Title insurance protects homebuyers from financial loss due to defects in a property’s title. A title represents legal ownership of real estate. Before any sale closes, a title company searches public records to verify the seller actually owns the property and can legally transfer it.

Two types of title insurance exist: lender’s policies and owner’s policies. Lenders require a policy to protect their mortgage investment. Owner’s policies are optional but highly recommended. They protect the buyer’s equity in the home.

Title insurance differs from other insurance types. Homeowners pay a one-time premium at closing rather than monthly or annual payments. The policy remains active as long as the buyer or their heirs own the property.

Why does title insurance matter so much? Property records contain errors more often than people realize. Previous owners might have unpaid taxes or liens. Forged documents occasionally appear in title histories. Without title insurance, buyers could lose their home or face expensive legal battles to defend their ownership rights.

The cost of title insurance varies by state and property value. Most buyers pay between $500 and $3,500 for their policy. That one-time fee provides peace of mind for decades.

Understanding Escrow in Real Estate Transactions

Escrow serves as a neutral third party that holds money, documents, and instructions during a real estate transaction. Think of escrow as a trusted middleman. Neither the buyer nor seller controls the funds until all conditions of the sale are met.

The escrow process begins when a buyer’s offer is accepted. The buyer deposits earnest money into an escrow account to show good faith. This deposit typically ranges from 1% to 3% of the purchase price.

An escrow officer manages the entire process. They collect required documents from both parties, coordinate with lenders, and ensure all conditions are satisfied before closing. These conditions might include:

  • Completed home inspection
  • Approved financing
  • Clear title search results
  • Satisfied contingencies from the purchase agreement

Escrow protects both buyers and sellers. Buyers know their money won’t be released until they receive the property. Sellers know they’ll receive payment once they transfer ownership. This arrangement reduces the risk of fraud and broken deals.

After closing, many homeowners continue using escrow accounts for property taxes and insurance. Lenders often require this arrangement. Each month, part of the mortgage payment goes into escrow. The lender then pays tax and insurance bills when they come due.

How Title and Escrow Work Together

Title and escrow processes run parallel during a real estate transaction. They share information and depend on each other to reach a successful closing.

Once escrow opens, the title company begins its search. Title examiners review decades of public records. They look for liens, judgments, easements, and ownership disputes. This search typically takes one to two weeks.

The title company reports its findings to the escrow officer. If issues appear, escrow cannot close until they’re resolved. A lien from a previous owner might need payment. A boundary dispute might require legal resolution. The escrow officer tracks these items and updates all parties.

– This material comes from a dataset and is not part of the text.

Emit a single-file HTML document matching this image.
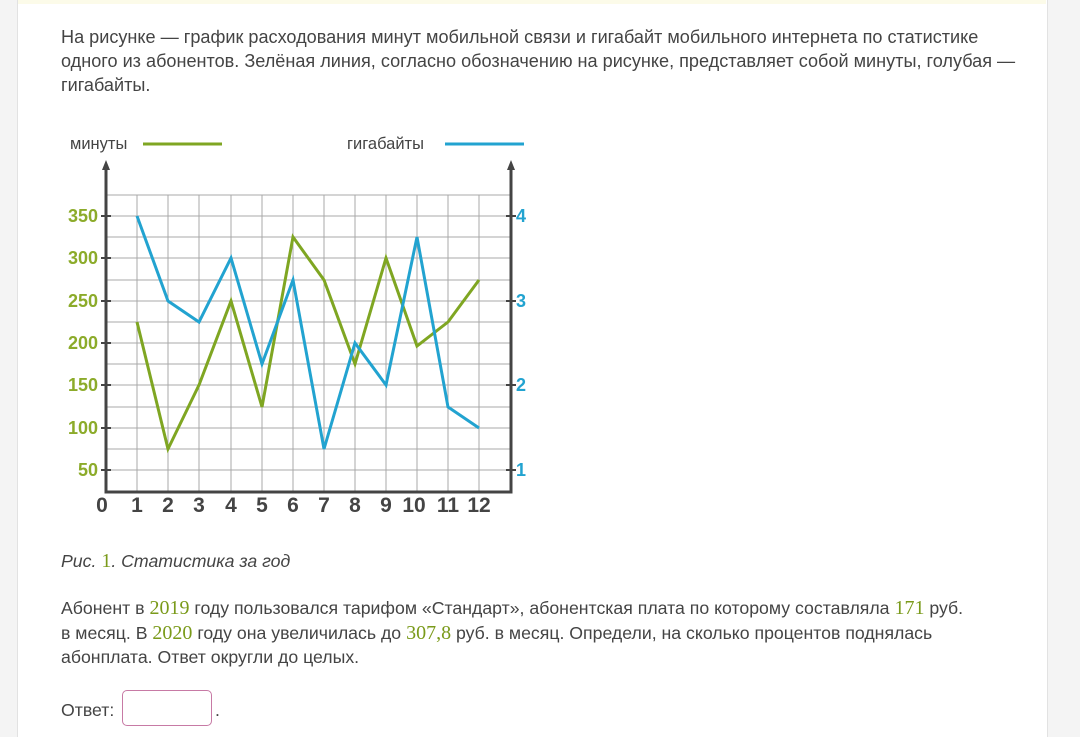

Clear title triggers the next phase. The title company issues a preliminary title report. This document lists the property’s legal description, current owner, and any exceptions to coverage. Buyers should review this report carefully.

At closing, title and escrow come together. The escrow officer prepares the settlement statement showing all costs and credits. The title company issues insurance policies. The escrow officer collects signatures, records the deed, and distributes funds.

Many companies offer both title and escrow services under one roof. This arrangement can simplify communication and reduce closing times.

Common Title Issues to Watch For

Title problems can delay or derail a home purchase. Smart buyers understand these issues before they appear.

Liens represent the most common title problem. Previous owners might have unpaid debts secured by the property. These include contractor liens, tax liens, and judgment liens. All liens must be cleared before title can transfer.

Errors in public records happen more frequently than expected. A misspelled name or incorrect legal description can cloud a title. These mistakes require correction before closing.

Unknown heirs sometimes appear after a property sale. If a previous owner died without a clear will, their heirs might claim ownership rights years later. Title insurance protects against such claims.

Forged documents occasionally surface in title searches. A fraudulent deed or forged mortgage release can create serious ownership questions.

Boundary disputes arise when surveys conflict or neighbors disagree about property lines. These issues require resolution before buyers can receive clear title.

Missing easements might limit how buyers can use their property. Utility companies or neighbors might have rights to cross the land that don’t appear in preliminary documents.

Buyers should request and review the title commitment before closing. Ask questions about any exceptions or special conditions listed.

Tips for a Smooth Closing Process

A few simple steps can help buyers avoid delays and frustrations during closing.

Choose experienced professionals. Work with a reputable title company and escrow officer. Ask your real estate agent for recommendations. Check online reviews and verify licensing.

Respond quickly to requests. Escrow officers need documents and signatures throughout the process. Delayed responses extend closing timelines. Keep your phone handy and check email regularly.

Review documents before closing day. Request the closing disclosure at least three days early. Compare it to your loan estimate. Ask about any charges you don’t understand.

Get title insurance. Owner’s policies cost relatively little compared to the protection they provide. Don’t skip this coverage to save a few hundred dollars.

Keep finances stable. Avoid major purchases or job changes during escrow. Lenders verify employment and credit before funding the loan. Changes can delay or cancel approval.

Prepare for closing costs. Escrow and title fees add up. Budget for 2% to 5% of the purchase price in closing costs. Have funds ready in a verified account.

Ask questions. No question is too basic. Escrow officers and title agents explain these processes daily. They expect questions and should answer them clearly.